In a book about making culture, Crouch surprises the reader by actually providing a needed corrective to the human quest to change the culture (especially recent Christian articulations to “change the world”) by insisting that while we are indeed “culture makers,” “when we thoughtlessly grasp for the heedless rhetoric of ‘changing the world,’ we expose ourselves to temptation. We find ourselves in a situation similar to Adam and Eve’s in the Garden. ‘You will be like God, knowing good and evil…’ Is there a way to change the world without falling into one of the many traps laid for would-be world changers? If so, it will require us to learn the one thing the language of ‘changing the world’ usually lacks: humility” (p. 201).

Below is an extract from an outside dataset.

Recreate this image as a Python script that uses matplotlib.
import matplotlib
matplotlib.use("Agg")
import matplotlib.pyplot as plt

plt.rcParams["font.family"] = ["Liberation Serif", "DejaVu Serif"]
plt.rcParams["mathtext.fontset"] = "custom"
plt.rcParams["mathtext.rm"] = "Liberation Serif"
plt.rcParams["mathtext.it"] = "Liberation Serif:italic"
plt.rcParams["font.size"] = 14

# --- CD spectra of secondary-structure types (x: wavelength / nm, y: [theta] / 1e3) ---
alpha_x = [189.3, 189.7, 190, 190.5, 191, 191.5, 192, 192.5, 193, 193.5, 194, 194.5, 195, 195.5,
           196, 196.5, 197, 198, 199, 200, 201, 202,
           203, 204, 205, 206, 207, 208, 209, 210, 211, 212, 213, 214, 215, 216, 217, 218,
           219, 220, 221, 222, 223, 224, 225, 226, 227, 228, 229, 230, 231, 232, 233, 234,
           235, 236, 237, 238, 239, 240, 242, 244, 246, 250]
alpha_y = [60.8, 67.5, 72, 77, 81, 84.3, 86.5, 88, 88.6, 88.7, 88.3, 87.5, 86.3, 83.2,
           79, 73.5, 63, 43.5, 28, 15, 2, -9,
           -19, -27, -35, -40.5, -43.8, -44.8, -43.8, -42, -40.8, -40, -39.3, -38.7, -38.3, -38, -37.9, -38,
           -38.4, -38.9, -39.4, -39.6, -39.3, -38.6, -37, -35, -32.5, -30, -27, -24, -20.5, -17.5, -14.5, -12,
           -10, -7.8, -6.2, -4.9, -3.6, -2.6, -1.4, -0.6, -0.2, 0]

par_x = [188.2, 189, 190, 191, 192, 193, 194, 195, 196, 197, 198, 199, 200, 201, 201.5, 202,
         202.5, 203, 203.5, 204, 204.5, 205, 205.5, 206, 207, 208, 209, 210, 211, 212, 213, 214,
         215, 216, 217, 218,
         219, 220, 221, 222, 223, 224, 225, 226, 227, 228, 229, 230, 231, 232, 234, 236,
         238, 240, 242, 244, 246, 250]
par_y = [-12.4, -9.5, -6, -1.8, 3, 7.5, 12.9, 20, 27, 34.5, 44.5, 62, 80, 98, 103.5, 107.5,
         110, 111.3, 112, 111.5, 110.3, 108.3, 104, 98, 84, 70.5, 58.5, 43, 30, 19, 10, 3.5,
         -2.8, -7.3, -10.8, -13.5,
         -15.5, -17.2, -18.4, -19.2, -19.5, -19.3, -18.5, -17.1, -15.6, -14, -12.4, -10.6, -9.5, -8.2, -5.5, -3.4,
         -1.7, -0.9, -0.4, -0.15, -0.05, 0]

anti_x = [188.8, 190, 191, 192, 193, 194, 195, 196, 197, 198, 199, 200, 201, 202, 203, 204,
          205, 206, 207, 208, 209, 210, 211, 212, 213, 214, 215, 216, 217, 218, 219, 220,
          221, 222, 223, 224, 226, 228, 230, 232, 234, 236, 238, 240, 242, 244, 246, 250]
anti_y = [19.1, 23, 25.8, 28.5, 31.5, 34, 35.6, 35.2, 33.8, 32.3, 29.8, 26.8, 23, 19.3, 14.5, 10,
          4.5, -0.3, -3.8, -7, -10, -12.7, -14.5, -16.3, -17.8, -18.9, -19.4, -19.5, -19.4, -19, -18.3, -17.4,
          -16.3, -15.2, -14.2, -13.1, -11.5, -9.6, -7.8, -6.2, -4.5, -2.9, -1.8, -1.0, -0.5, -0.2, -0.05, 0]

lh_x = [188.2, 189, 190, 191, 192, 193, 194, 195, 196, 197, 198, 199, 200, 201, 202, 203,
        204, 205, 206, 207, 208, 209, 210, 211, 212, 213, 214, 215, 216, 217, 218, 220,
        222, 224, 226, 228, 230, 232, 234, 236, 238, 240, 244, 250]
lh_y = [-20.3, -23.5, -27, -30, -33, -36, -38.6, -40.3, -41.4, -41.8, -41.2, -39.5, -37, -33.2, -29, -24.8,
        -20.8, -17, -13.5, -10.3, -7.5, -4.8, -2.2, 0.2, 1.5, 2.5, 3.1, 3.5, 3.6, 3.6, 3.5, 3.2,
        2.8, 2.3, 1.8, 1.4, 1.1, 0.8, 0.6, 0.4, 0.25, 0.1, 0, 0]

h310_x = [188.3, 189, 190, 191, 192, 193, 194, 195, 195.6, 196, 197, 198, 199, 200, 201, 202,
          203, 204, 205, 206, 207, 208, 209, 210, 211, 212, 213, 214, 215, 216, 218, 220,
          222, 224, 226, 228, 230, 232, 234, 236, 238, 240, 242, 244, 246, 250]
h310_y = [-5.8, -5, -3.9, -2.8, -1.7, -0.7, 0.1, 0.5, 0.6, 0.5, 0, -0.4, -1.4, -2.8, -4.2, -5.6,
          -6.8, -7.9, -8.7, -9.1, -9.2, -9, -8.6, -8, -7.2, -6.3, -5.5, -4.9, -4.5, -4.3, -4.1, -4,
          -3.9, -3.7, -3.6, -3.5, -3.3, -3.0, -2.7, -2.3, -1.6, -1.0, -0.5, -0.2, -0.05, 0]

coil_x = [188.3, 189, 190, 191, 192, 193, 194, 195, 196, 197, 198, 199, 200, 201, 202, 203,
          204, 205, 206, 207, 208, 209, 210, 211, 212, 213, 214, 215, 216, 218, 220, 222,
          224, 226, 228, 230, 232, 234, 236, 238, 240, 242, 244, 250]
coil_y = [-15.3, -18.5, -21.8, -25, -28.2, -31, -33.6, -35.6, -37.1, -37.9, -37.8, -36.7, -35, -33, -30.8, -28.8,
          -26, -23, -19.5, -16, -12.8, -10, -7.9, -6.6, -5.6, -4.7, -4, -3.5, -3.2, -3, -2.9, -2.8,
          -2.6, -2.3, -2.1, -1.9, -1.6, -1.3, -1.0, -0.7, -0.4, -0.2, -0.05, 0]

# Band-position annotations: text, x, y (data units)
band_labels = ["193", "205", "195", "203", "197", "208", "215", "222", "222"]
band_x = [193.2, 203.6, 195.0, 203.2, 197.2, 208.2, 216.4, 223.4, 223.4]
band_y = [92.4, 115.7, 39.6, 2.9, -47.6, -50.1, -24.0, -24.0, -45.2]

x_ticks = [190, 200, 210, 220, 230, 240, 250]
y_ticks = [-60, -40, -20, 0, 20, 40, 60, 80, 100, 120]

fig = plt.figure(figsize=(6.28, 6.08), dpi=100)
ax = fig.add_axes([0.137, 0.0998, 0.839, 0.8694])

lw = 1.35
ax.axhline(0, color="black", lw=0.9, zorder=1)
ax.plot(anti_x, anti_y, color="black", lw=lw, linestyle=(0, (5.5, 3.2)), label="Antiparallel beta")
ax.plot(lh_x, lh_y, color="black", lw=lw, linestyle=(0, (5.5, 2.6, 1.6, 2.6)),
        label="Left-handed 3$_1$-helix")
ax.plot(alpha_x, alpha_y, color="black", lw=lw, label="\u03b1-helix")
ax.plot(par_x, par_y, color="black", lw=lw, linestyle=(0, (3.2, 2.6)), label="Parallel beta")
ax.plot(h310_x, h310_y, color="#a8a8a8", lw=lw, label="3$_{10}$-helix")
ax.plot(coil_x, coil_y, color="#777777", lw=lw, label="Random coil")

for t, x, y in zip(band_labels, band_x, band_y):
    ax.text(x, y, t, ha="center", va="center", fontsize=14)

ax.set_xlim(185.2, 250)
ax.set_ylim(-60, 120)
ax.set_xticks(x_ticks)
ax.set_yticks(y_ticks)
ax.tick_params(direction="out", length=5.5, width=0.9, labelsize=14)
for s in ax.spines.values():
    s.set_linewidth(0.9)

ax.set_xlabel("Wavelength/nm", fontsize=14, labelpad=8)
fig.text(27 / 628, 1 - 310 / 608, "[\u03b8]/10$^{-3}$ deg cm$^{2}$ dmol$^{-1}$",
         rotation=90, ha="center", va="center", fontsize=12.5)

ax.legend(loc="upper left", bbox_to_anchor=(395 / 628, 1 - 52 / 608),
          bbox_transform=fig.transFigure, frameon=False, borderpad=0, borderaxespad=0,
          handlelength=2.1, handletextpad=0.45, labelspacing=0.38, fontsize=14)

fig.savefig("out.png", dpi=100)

“Culture Making,” according to Crouch, must not be about grand strategies to transform the world, for that is too large of a scale for finite and depraved humans to attempt. “The record of human efforts to change the world is mixed, to say the least…And the larger the scale of change we seek, the more mixed the record becomes” (p. 198). Therefore, Crouch advocates that we attempt to create cultural goods that offer positive contributions in smaller scales of time and place. The success of such culture making should be measured not by how influential they are in the larger cultural milieu, but in how they exhibit “integrity”: “We can speak of progress when a certain arena of culture is more whole, more faithful to the world of which it is making something” (p. 54).
Culture makers, therefore, should concentrate on smaller scales of influence, what Crouch calls the “3:12:120” – a close and dedicated small circle of three, a group of people (12) to make the cultural good come into existence, and a network of people (120) that will bring the cultural artifact into use. He states that every cultural innovation “is based on personal relationships and personal commitment. Culture making is hard. It simply doesn’t happen without deep investment of absolutely and relatively small groups of people. In culture making, size matters—in reverse… The almost uncanny thing about culture making is that a small group is enough” (p. 243, italics in original).
Crouch states that culture can be primarily understood as cultural goods or artifacts created by humans made in God’s image. If this is correct, then the question for culture makers is not the haughty one of “Can I change the world?” Rather, the question should be much more humble: “Does this thing that we have created meet the criteria of God’s intentions for his Creation and New Creation?” And, “Can I imagine this cultural artifact making it into the New Jerusalem?”
If God, in his sovereignty, decides to allow our cultural contribution to have an influence across the larger culture, then we thank him for that and pray for his will to be done with it.